Monday, July 16, 2012

 

Saddam and Siena


I have just spent a week in Tuscany: I spare you the terrible details of 30 degree sunny weather, boar sausage and Brunello tastings. My visit here concurred during the worst phase of fighting in Syria and with Berlusconis announcement that he will run for office again. So it was with considerable interest that I paid a visit to the museum in the “Palazzo Publico” to look at Lorenzettis “Allegory of Good and Bad Government”. These large frescoes in the main hall of this building are considered the first and most impressive secular representations at the beginning of the Renaissance, which is why I was surrounded by Dutch, German, American and even Italian tourist running through these rooms before going on to look at the medieval Duomo and then travelling on to Florence.

The allegory shows two thrones, and on each of them a ruler: tyranny is a two-horned creature, good government looks like a regal ruler, serene and majestic. The creatures surrounding these rulers are not humans, but vices and virtues respectively, such as avarice, envy and injustice or magnanimity, justice and charity. The message is clear, painted right in the meeting hall of the council of Nine, the most powerful oligarchs of Siena at the time: it is a blessing to be ruled wisely and the fruits of such government are visible for and enjoyed by all. And such good government is not dependent on wealth or commerce, but on the possession and exercise of virtue. What a strange idea!

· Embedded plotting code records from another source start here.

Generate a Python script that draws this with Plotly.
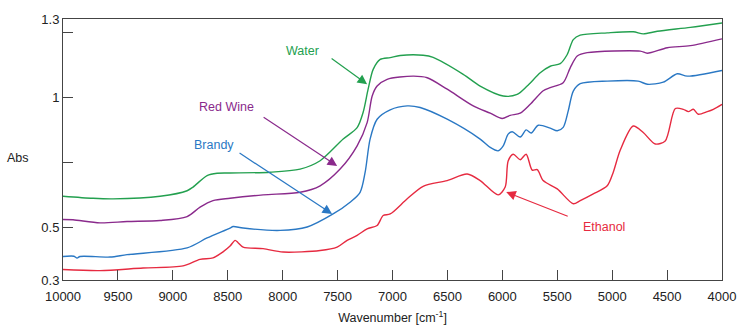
import plotly.graph_objects as go

# ---- data (wavenumber in cm^-1, absorbance) ----
water_wn = [10000, 9727, 9545, 9116, 8870, 8816, 8688, 8597, 8479, 8114, 7841, 7659, 7449, 7322, 7267, 7222,
            7176, 7112, 7021, 6930, 6721, 6630, 6356, 6202, 5992, 5865, 5774, 5655, 5564, 5473, 5409, 5354,
            5291, 5045, 4808, 4717, 4589, 4288, 4000]
water_abs = [0.621, 0.613, 0.611, 0.621, 0.642, 0.656, 0.700, 0.709, 0.710, 0.713, 0.725, 0.757, 0.840, 0.884,
             0.943, 1.031, 1.107, 1.145, 1.152, 1.160, 1.161, 1.153, 1.088, 1.043, 1.005, 1.011, 1.043, 1.094,
             1.119, 1.129, 1.164, 1.221, 1.238, 1.247, 1.251, 1.243, 1.253, 1.268, 1.285]

wine_wn = [10000, 9909, 9663, 9417, 9116, 8870, 8752, 8634, 8479, 8178, 7841, 7659, 7477, 7322, 7231, 7185,
           7140, 7049, 6812, 6684, 6502, 6265, 6110, 6001, 5928, 5837, 5746, 5628, 5564, 5446, 5382, 5318,
           5227, 4744, 4680, 4498, 4288, 4000]
wine_abs = [0.532, 0.531, 0.519, 0.524, 0.528, 0.543, 0.579, 0.604, 0.613, 0.626, 0.636, 0.661, 0.725, 0.814,
            0.903, 1.005, 1.043, 1.069, 1.081, 1.075, 1.031, 0.967, 0.939, 0.919, 0.931, 0.939, 0.973, 1.025,
            1.037, 1.056, 1.113, 1.158, 1.171, 1.177, 1.169, 1.190, 1.198, 1.224]

brandy_wn = [10000, 9900, 9872, 9845, 9572, 9417, 8870, 8688, 8479, 8451, 8360, 8023, 7777, 7541, 7386, 7295,
             7249, 7204, 7140, 7021, 6866, 6748, 6502, 6202, 6110, 6038, 5992, 5947, 5910, 5837, 5783, 5737,
             5673, 5564, 5500, 5446, 5400, 5354, 5291, 5045, 4763, 4680, 4535, 4407, 4316, 4000]
brandy_abs = [0.390, 0.391, 0.384, 0.390, 0.388, 0.397, 0.423, 0.461, 0.499, 0.505, 0.499, 0.490, 0.503, 0.553,
              0.598, 0.636, 0.713, 0.840, 0.916, 0.952, 0.967, 0.961, 0.916, 0.840, 0.808, 0.795, 0.814, 0.859,
              0.868, 0.848, 0.875, 0.863, 0.893, 0.882, 0.872, 0.885, 0.948, 1.024, 1.052, 1.062, 1.062, 1.050,
              1.058, 1.090, 1.081, 1.103]

ethanol_wn = [10000, 9663, 9271, 8907, 8752, 8634, 8543, 8479, 8433, 8406, 8360, 8178, 7996, 7659, 7504, 7413,
              7322, 7231, 7140, 7085, 7021, 6866, 6721, 6502, 6320, 6202, 6038, 5974, 5947, 5901, 5837, 5783,
              5728, 5682, 5628, 5500, 5354, 5291, 5172, 5045, 4990, 4926, 4808, 4717, 4608, 4517, 4425, 4352,
              4306, 4261, 4216, 4134, 4079, 4000]
ethanol_abs = [0.340, 0.336, 0.346, 0.354, 0.379, 0.385, 0.408, 0.430, 0.452, 0.443, 0.426, 0.420, 0.407, 0.413,
               0.426, 0.452, 0.471, 0.496, 0.509, 0.547, 0.553, 0.611, 0.659, 0.681, 0.706, 0.681, 0.626, 0.656,
               0.756, 0.782, 0.761, 0.782, 0.721, 0.723, 0.681, 0.649, 0.592, 0.604, 0.630, 0.661, 0.713, 0.798,
               0.890, 0.865, 0.821, 0.833, 0.957, 0.954, 0.945, 0.954, 0.935, 0.945, 0.954, 0.973]

x_tickvals = [10000, 9500, 9000, 8500, 8000, 7500, 7000, 6500, 6000, 5500, 5000, 4500, 4000]
y_tickvals = [0.3, 0.5, 0.75, 1, 1.25, 1.3]
y_ticktext = ["0.3", "0.5", "", "1", "", "1.3"]

# label name, text position (wn, abs), arrow tail (wn, abs), arrow head (wn, abs), colour
labels = [
    ("Water", (7823, 1.179), (7568, 1.153), (7231, 1.050), "#23a04f"),
    ("Red Wine", (8515, 0.962), (8187, 0.927), (7504, 0.737), "#8a2a8c"),
    ("Brandy", (8625, 0.817), (8406, 0.790), (7550, 0.553), "#2a78c4"),
    ("Ethanol", (5072, 0.504), (5391, 0.542), (5965, 0.637), "#e62a40"),
]

series = [
    (water_wn, water_abs, "#23a04f"),
    (wine_wn, wine_abs, "#8a2a8c"),
    (brandy_wn, brandy_abs, "#2a78c4"),
    (ethanol_wn, ethanol_abs, "#e62a40"),
]

fig = go.Figure()
for xs, ys, col in series:
    fig.add_trace(go.Scatter(x=xs, y=ys, mode="lines",
                             line=dict(color=col, width=1.4, shape="spline", smoothing=0.8),
                             showlegend=False, hoverinfo="skip"))

for name, tpos, tail, head, col in labels:
    fig.add_annotation(x=tpos[0], y=tpos[1], text=name, showarrow=False,
                       font=dict(color=col, size=12.5, family="Liberation Sans, Arial"))
    fig.add_annotation(x=head[0], y=head[1], ax=tail[0], ay=tail[1], axref="x", ayref="y",
                       text="", showarrow=True, arrowhead=2, arrowsize=1.6, arrowwidth=1.2,
                       arrowcolor=col)

fig.add_annotation(xref="paper", yref="paper", x=-0.088, y=0.466, xanchor="left", yanchor="middle",
                   text="Abs", showarrow=False, font=dict(size=12.5, color="#222"))

axis_common = dict(showline=True, linecolor="#444", linewidth=1, mirror=True, ticks="inside",
                   ticklen=10, tickcolor="#444", tickwidth=1, showgrid=False, zeroline=False,
                   tickfont=dict(size=13, color="#222"))

fig.update_xaxes(range=[10000, 4000], tickvals=x_tickvals, ticktext=[str(v) for v in x_tickvals],
                 ticklabelstandoff=4,
                 title=dict(text="Wavenumber [cm<sup>-1</sup>]", font=dict(size=12.5, color="#222"), standoff=10),
                 **axis_common)
fig.update_yaxes(range=[0.3, 1.3], tickvals=y_tickvals, ticktext=y_ticktext, **axis_common)

fig.update_layout(width=750, height=334, margin=dict(l=63, r=28, t=17, b=53),
                  plot_bgcolor="white", paper_bgcolor="white",
                  font=dict(family="Liberation Sans, Arial", color="#222"))

fig.write_html("out.html")
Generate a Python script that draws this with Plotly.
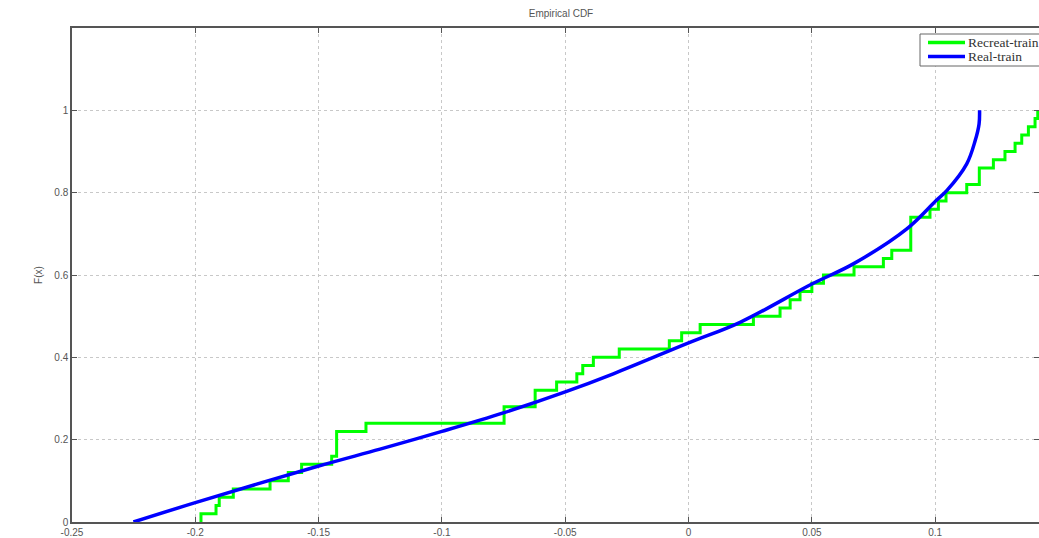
import plotly.graph_objects as go

# Recreat-train empirical CDF: step positions and CDF level after each step
green_x = [-0.1977, -0.1916, -0.1903, -0.1846, -0.1697, -0.1623, -0.1569, -0.1447,
           -0.1427, -0.1308, -0.0748, -0.0622, -0.0535, -0.0453, -0.0429, -0.0386,
           -0.0281, -0.0078, -0.0028, 0.0047, 0.0263, 0.0371, 0.0412, 0.0452,
           0.0500, 0.0547, 0.0671, 0.0790, 0.0824, 0.0901, 0.0979, 0.1013,
           0.1044, 0.1128, 0.1179, 0.1236, 0.1283, 0.1324, 0.1351, 0.1378,
           0.1405, 0.1416]
green_f = [0.02, 0.04, 0.06, 0.08, 0.10, 0.12, 0.14, 0.16,
           0.22, 0.24, 0.28, 0.32, 0.34, 0.36, 0.38, 0.40,
           0.42, 0.44, 0.46, 0.48, 0.50, 0.52, 0.54, 0.56,
           0.58, 0.60, 0.62, 0.64, 0.66, 0.74, 0.76, 0.78,
           0.80, 0.82, 0.86, 0.88, 0.90, 0.92, 0.94, 0.96,
           0.98, 1.00]

# Real-train smooth CDF
blue_x = [-0.2251, -0.2, -0.15, -0.1251, -0.1, -0.0751, -0.05, -0.0305, 0.0,
          0.0209, 0.05, 0.0668, 0.0885, 0.1004, 0.1047, 0.1128, 0.1162, 0.1178, 0.1180]
blue_y = [0.0, 0.047, 0.136, 0.177, 0.22, 0.265, 0.316, 0.36, 0.435,
          0.485, 0.578, 0.627, 0.712, 0.781, 0.805, 0.870, 0.926, 0.967, 1.0]

series_names = ["Recreat-train", "Real-train"]
series_colors = ["#00ff00", "#0000ff"]

x_ticks = [-0.25, -0.2, -0.15, -0.1, -0.05, 0, 0.05, 0.1]
x_tick_labels = ["-0.25", "-0.2", "-0.15", "-0.1", "-0.05", "0", "0.05", "0.1"]
y_ticks = [0, 0.2, 0.4, 0.6, 0.8, 1]
y_tick_labels = ["0", "0.2", "0.4", "0.6", "0.8", "1"]

FONT = "Liberation Sans, Arial, sans-serif"
SERIF = "Liberation Serif, Times New Roman, serif"
W, H = 1039, 538
L, R, T, B = 72, 0, 28, 16

fig = go.Figure()
fig.add_trace(go.Scatter(
    x=[green_x[0]] + green_x, y=[0.0] + green_f, mode="lines", line_shape="hv",
    name=series_names[0], line=dict(color=series_colors[0], width=3), showlegend=False))
fig.add_trace(go.Scatter(
    x=blue_x, y=blue_y, mode="lines", line_shape="spline",
    name=series_names[1], line=dict(color=series_colors[1], width=3.5), showlegend=False))

axis_common = dict(
    showline=True, linecolor="#555555", linewidth=1.5, mirror="ticks",
    ticks="inside", ticklen=5, tickcolor="#555555",
    showgrid=True, gridcolor="#c8c8c8", griddash="dot", gridwidth=1,
    zeroline=False,
    tickfont=dict(family=FONT, size=10, color="#555555"),
)

fig.update_xaxes(range=[-0.25, 0.1421], tickvals=x_ticks, ticktext=x_tick_labels, **axis_common)
fig.update_yaxes(range=[0, 1.2], tickvals=y_ticks, ticktext=y_tick_labels,
                 title=dict(text="F(x)", font=dict(family=FONT, size=10, color="#555555"), standoff=10),
                 **axis_common)

# Legend drawn in pixel-matched paper coordinates (MATLAB-style compact legend)
pw, ph = W - L - R, H - T - B
def px(xp):
    return (xp - L) / pw
def py(yp):
    return (H - B - yp) / ph

shapes = [dict(type="rect", xref="paper", yref="paper",
               x0=px(920), x1=px(1060), y0=py(66), y1=py(34),
               line=dict(color="#666666", width=1), fillcolor="white", layer="above")]
annotations = []
for i, (nm, col) in enumerate(zip(series_names, series_colors)):
    yy = 42.5 + i * 14
    shapes.append(dict(type="line", xref="paper", yref="paper",
                       x0=px(928), x1=px(965), y0=py(yy), y1=py(yy),
                       line=dict(color=col, width=3.5), layer="above"))
    annotations.append(dict(text=nm, xref="paper", yref="paper", x=px(966), y=py(yy),
                            xanchor="left", yanchor="middle", showarrow=False,
                            font=dict(family=SERIF, size=13.5, color="#333333")))

fig.update_layout(
    width=W, height=H,
    paper_bgcolor="white", plot_bgcolor="white",
    margin=dict(l=L, r=R, t=T, b=B, autoexpand=False),
    title=dict(text="Empirical CDF", x=561 / W, xanchor="center", y=1 - 13 / H, yanchor="middle",
               font=dict(family=FONT, size=10, color="#555555")),
    showlegend=False,
    shapes=shapes,
    annotations=annotations,
)

fig.write_html("out.html", config={"displayModeBar": False},
               post_script="document.body.style.margin='0';document.body.style.overflow='hidden';")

When we follow current European or Middle Eastern politics a very different discourse prevails: Italy is in trouble not because it’s previous prime minister was a proven adulterer and used his governmental immunity to avoid prosecution, but because he did not keep his eye on the economy and failed to modernize the state apparatus; Syria is a cause of concern because it lacks “democratic structures” and so the West should potentially use military force to depose the evil ruler and eventually hoist somebody else into power, like as Mr. Karzai in Afghanistan. But the question whether or not upright men can be found and convinced to take up office does not get raised anywhere.

The West has lost its way, both Lorenzetti and Alistair McIntyre would say. The latter is a philosopher who, 30 years ago, argued for the need to rediscover the virtues (After Virtue- Bloomsbury Academic and University of Notre Dame Press 1981) as a framework according which to evaluate the good life, society and government. But this requires a very different emphasis in education, the media, political selection and the legal system. A German court recently argued that it is immoral to circumcise your child because of the pain you inflict on him; yet those same courts force nurses to assist in aborting children, who seemingly don’t experience any pain? Apart from the lack of logic of this argument, it proves that people who hold any kind of moral or religious convictions are increasingly forced to act in contradiction with those values; the only creed still acceptable in the West is economic liberalism. But when nothing holds back the vices, then the polis suffers. Saddam was evil, everybody agrees; but very little moral scrutiny is exercised when looking at their successors, as if Mr. Romney, Mr. Berlusconi or Mr. Dominique Strauss-Kahn were necessarily any better.

So maybe the next G8 meeting should take place in Siena, with a visit to the Palazzo Publico?